» **WHAT IS NEEDED**
Your output is the lines from the first one to the one containing "const chart = echarts.init(document.getElementById('c'));", repeated exactly, with images left out.

» **RECORDED DATA**

★ ★ ★ ★ ★ ★ ★

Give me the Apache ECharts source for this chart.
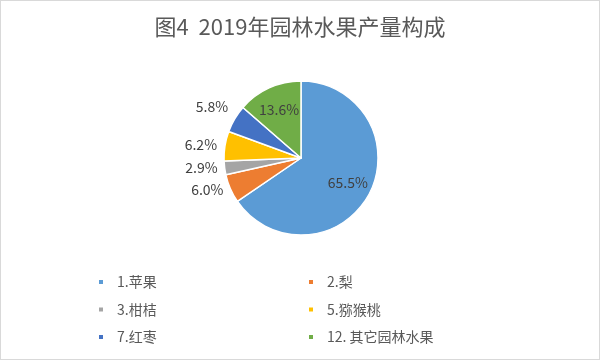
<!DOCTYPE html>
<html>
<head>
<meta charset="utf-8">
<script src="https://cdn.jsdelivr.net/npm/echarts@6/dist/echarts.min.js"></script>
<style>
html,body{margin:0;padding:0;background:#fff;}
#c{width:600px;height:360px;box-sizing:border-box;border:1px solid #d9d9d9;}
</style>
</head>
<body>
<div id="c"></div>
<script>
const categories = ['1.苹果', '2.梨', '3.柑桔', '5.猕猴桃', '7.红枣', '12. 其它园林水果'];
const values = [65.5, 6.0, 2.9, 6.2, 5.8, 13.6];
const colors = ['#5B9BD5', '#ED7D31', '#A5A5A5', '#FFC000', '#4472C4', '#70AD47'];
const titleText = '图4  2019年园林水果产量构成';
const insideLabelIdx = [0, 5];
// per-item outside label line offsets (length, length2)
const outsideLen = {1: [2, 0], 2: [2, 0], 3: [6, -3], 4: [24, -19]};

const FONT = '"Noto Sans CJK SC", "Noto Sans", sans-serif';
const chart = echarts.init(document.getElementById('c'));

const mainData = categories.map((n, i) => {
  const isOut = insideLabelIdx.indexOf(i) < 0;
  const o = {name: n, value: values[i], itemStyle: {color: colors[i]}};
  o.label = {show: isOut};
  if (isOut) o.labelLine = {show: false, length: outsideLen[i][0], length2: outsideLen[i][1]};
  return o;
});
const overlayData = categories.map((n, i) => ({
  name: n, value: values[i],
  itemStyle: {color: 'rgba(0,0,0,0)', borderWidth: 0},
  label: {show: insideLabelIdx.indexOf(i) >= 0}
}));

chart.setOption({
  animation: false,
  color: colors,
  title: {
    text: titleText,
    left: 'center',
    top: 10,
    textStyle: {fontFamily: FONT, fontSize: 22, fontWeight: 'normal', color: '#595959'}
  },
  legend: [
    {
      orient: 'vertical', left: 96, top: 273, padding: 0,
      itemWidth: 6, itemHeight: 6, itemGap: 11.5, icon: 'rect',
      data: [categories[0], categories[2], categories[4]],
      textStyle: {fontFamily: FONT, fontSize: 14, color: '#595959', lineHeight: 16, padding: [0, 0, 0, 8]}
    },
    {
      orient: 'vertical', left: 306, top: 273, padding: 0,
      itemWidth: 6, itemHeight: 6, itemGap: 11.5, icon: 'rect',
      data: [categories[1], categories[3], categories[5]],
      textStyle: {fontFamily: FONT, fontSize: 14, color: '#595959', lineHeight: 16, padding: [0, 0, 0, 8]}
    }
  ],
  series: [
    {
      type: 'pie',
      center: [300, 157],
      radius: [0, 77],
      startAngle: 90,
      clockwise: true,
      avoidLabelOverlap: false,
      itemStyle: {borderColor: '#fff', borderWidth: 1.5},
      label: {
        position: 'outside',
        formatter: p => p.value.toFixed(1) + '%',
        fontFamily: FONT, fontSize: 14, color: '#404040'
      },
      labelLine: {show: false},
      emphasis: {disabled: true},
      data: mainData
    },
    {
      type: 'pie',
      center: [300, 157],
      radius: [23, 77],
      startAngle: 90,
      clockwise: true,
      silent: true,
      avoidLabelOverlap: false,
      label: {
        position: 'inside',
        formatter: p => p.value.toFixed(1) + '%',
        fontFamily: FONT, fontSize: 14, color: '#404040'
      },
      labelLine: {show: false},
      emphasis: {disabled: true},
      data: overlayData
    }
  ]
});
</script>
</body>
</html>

★ ★ ★ ★ ★ ★ ★

» **CORRECT OUTPUT**
Give me the Apache ECharts source for this chart.
<!DOCTYPE html>
<html>
<head>
<meta charset="utf-8">
<script src="https://cdn.jsdelivr.net/npm/echarts@6/dist/echarts.min.js"></script>
<style>
html,body{margin:0;padding:0;background:#fff;}
#c{width:600px;height:360px;box-sizing:border-box;border:1px solid #d9d9d9;}
</style>
</head>
<body>
<div id="c"></div>
<script>
const categories = ['1.苹果', '2.梨', '3.柑桔', '5.猕猴桃', '7.红枣', '12. 其它园林水果'];
const values = [65.5, 6.0, 2.9, 6.2, 5.8, 13.6];
const colors = ['#5B9BD5', '#ED7D31', '#A5A5A5', '#FFC000', '#4472C4', '#70AD47'];
const titleText = '图4  2019年园林水果产量构成';
const insideLabelIdx = [0, 5];
// per-item outside label line offsets (length, length2)
const outsideLen = {1: [2, 0], 2: [2, 0], 3: [6, -3], 4: [24, -19]};

const FONT = '"Noto Sans CJK SC", "Noto Sans", sans-serif';
const chart = echarts.init(document.getElementById('c'));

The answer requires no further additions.